(Lines of data)
◇ ◇ ◇ ◇

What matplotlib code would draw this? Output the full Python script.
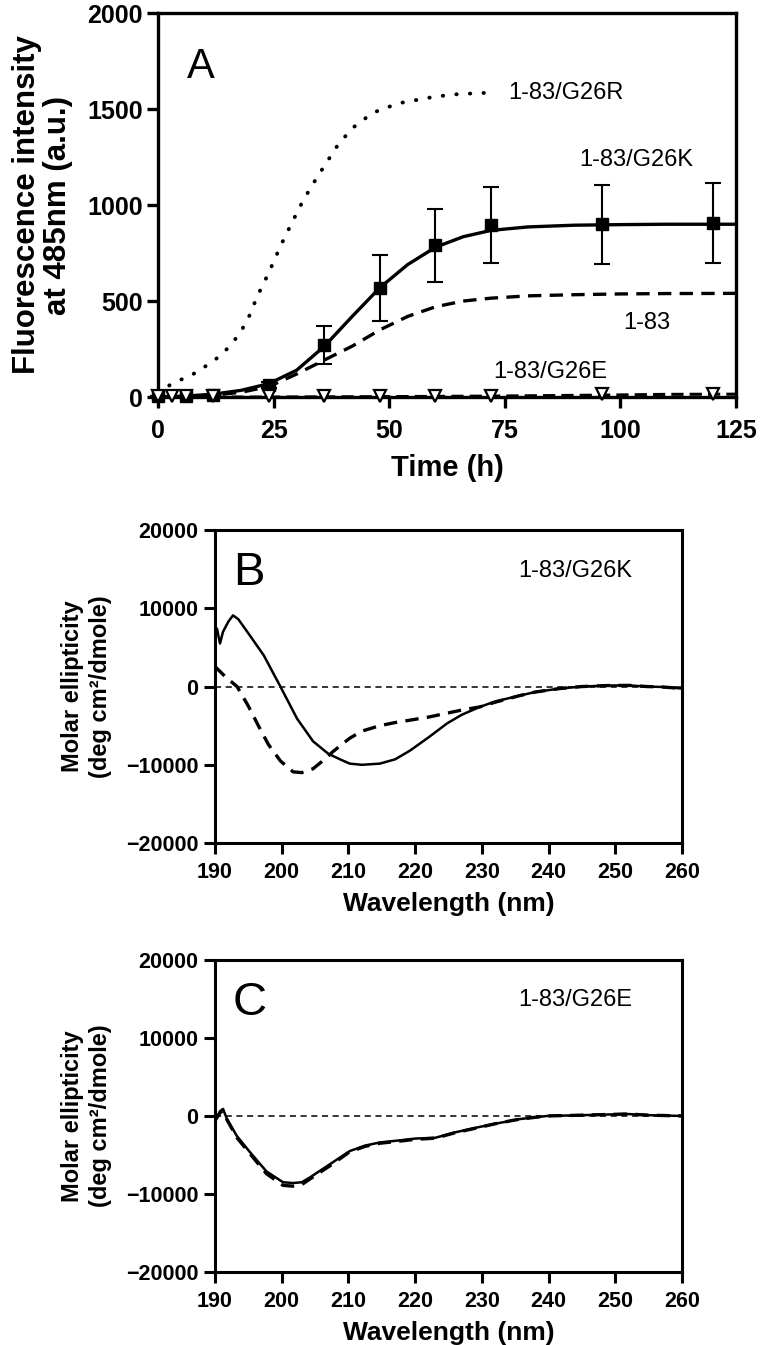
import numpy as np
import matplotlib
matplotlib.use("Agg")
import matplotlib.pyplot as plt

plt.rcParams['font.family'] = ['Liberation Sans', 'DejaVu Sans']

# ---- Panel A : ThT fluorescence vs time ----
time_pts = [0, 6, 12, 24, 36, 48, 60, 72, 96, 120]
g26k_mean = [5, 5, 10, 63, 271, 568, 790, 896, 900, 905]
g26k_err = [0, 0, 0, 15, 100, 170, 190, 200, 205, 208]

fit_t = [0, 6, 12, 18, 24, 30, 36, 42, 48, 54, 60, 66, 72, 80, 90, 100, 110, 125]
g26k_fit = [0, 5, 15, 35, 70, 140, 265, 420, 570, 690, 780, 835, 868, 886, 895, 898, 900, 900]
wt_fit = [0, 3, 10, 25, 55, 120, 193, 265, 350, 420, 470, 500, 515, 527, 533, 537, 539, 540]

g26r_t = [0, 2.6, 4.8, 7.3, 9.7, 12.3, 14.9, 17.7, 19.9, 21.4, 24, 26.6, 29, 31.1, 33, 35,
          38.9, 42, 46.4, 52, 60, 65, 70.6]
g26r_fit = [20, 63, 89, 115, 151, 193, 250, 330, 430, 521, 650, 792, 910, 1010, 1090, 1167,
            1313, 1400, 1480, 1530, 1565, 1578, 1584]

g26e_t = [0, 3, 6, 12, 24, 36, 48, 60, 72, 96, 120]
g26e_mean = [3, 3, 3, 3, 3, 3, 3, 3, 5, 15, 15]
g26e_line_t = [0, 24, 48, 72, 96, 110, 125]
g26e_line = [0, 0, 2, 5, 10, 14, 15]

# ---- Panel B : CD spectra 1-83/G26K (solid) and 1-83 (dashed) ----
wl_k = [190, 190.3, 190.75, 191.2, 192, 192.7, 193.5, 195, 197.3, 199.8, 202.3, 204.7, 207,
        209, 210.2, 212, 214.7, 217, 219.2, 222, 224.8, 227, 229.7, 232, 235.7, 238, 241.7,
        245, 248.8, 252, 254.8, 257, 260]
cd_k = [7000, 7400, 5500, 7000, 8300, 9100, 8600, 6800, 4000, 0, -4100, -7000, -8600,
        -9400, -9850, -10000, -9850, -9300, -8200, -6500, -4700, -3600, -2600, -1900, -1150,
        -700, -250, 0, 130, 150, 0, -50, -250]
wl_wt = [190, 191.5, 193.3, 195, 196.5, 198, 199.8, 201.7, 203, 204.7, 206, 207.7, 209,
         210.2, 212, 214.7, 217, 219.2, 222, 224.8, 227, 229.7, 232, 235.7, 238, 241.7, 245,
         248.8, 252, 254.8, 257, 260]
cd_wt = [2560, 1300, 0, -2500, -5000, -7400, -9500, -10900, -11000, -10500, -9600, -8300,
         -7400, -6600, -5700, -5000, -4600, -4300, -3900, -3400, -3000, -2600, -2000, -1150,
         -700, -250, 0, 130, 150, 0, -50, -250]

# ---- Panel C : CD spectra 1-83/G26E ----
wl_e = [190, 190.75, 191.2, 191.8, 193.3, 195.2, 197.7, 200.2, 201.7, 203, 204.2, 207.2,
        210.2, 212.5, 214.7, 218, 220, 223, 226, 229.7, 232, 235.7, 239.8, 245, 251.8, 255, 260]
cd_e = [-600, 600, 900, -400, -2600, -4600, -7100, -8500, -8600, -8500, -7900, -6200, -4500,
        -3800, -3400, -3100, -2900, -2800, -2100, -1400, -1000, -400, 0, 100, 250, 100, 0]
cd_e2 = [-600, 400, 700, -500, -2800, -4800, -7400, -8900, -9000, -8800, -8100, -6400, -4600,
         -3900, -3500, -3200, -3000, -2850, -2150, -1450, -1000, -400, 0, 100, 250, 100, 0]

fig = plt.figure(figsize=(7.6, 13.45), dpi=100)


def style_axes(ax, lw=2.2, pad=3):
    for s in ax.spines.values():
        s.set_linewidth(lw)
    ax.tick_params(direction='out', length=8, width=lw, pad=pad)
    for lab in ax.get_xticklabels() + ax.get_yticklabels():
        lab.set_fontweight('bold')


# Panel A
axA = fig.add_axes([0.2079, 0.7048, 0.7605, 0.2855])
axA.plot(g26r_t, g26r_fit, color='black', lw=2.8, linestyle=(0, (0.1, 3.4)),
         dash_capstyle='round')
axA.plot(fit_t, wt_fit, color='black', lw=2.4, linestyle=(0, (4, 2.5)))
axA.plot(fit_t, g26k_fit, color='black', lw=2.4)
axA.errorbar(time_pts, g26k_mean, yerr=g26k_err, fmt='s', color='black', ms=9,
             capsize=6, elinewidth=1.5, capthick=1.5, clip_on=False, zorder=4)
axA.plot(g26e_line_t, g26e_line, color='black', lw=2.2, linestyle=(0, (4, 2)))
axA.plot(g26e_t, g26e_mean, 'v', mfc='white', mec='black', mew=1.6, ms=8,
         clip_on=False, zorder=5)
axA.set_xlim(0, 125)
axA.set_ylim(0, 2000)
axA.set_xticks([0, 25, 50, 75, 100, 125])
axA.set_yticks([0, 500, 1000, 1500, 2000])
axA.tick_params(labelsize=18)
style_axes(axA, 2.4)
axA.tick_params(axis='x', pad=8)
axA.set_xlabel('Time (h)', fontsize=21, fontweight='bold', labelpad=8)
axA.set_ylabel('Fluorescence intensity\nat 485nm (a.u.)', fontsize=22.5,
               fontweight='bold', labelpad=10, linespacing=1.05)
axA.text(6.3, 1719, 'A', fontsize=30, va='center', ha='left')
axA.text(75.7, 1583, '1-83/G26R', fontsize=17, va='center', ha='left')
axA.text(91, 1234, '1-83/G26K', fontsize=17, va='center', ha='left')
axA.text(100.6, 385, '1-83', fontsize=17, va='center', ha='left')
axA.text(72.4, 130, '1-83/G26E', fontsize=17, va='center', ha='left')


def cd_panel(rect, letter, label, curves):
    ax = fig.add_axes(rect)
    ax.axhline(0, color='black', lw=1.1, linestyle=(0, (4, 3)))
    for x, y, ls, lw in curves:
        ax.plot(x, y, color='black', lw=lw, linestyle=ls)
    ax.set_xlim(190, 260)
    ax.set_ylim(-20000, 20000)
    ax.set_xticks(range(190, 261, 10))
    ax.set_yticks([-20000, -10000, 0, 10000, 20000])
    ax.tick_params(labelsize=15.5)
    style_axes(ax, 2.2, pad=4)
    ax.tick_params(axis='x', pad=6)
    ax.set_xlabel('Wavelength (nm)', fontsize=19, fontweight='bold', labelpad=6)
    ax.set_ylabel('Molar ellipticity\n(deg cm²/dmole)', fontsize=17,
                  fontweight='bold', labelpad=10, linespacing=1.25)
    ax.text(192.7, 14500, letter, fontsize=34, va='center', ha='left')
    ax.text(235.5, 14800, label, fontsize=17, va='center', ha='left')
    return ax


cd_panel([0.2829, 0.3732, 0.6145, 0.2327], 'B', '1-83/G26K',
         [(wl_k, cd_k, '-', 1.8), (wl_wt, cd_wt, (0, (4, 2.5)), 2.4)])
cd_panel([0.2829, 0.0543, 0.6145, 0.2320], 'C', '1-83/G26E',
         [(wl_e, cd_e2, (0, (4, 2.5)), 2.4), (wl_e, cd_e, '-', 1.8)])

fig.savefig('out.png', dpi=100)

◇ ◇ ◇ ◇

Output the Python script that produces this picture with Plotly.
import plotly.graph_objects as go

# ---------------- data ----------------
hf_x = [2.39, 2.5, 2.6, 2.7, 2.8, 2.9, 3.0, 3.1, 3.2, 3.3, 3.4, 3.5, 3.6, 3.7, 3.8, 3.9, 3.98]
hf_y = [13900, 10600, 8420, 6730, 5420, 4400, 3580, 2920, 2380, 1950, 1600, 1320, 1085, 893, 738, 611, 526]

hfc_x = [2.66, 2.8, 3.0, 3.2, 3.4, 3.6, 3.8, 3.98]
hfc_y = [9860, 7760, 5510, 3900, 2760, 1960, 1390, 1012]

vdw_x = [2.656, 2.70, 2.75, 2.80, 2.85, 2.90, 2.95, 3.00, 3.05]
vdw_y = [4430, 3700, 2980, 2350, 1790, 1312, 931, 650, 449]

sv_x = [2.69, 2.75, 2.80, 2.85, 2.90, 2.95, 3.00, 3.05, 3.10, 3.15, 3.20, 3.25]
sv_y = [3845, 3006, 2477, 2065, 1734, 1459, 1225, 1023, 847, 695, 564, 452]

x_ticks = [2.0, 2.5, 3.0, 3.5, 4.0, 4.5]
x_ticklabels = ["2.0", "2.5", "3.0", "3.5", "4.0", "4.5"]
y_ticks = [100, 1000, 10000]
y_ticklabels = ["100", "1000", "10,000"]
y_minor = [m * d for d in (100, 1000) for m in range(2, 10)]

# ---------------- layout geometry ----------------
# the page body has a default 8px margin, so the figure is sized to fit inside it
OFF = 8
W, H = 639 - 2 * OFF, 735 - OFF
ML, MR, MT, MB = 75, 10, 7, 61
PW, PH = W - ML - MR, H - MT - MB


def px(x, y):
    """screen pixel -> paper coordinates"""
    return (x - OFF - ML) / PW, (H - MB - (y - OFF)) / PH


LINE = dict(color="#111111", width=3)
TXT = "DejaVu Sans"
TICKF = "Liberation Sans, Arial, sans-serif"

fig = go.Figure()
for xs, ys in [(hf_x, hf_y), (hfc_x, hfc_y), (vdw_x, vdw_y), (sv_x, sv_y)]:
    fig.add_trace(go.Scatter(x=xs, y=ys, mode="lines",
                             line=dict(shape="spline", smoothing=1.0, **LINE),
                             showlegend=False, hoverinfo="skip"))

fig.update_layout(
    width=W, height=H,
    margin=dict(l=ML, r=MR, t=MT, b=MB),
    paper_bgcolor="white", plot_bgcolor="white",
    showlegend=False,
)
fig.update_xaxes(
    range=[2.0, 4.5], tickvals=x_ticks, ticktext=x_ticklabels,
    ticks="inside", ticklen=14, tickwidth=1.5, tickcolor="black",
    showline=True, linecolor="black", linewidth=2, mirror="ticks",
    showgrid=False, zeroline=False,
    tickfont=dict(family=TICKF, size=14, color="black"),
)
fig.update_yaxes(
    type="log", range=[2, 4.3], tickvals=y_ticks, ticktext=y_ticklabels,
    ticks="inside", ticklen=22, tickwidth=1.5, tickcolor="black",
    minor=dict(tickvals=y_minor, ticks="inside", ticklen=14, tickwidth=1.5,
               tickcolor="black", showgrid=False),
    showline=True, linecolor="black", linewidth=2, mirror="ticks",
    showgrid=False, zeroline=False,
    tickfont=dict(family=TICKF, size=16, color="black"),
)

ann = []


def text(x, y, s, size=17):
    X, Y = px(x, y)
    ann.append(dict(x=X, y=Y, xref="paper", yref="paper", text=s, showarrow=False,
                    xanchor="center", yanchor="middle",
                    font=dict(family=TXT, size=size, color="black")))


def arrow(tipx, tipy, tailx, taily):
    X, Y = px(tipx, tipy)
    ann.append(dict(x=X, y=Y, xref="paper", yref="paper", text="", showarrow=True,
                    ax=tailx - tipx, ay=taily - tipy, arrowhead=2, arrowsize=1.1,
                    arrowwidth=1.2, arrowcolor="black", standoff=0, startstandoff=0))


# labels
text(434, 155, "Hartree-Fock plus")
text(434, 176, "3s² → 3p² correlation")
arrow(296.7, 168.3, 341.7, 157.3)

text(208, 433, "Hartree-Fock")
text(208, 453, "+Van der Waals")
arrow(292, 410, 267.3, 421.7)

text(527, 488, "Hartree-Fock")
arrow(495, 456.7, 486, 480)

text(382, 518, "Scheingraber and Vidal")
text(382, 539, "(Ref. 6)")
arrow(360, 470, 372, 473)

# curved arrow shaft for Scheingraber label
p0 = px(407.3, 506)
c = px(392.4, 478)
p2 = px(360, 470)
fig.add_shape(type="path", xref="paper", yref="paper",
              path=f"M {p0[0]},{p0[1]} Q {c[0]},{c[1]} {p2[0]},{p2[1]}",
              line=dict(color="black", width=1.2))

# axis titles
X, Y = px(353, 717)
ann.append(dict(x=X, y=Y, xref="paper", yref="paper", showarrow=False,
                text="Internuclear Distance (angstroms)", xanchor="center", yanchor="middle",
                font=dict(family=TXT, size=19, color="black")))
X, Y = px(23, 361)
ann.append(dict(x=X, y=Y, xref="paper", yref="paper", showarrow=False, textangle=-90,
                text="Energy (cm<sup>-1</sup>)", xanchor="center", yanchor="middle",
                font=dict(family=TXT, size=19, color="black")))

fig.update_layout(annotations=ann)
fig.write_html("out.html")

◇ ◇ ◇ ◇

What to produce: Transcribe only the lines from the line holding "What matplotlib code" through the line holding "200, 205, 208]", inclusive, without any of the pictures.

Complete answer:
What matplotlib code would draw this? Output the full Python script.
import numpy as np
import matplotlib
matplotlib.use("Agg")
import matplotlib.pyplot as plt

plt.rcParams['font.family'] = ['Liberation Sans', 'DejaVu Sans']

# ---- Panel A : ThT fluorescence vs time ----
time_pts = [0, 6, 12, 24, 36, 48, 60, 72, 96, 120]
g26k_mean = [5, 5, 10, 63, 271, 568, 790, 896, 900, 905]
g26k_err = [0, 0, 0, 15, 100, 170, 190, 200, 205, 208]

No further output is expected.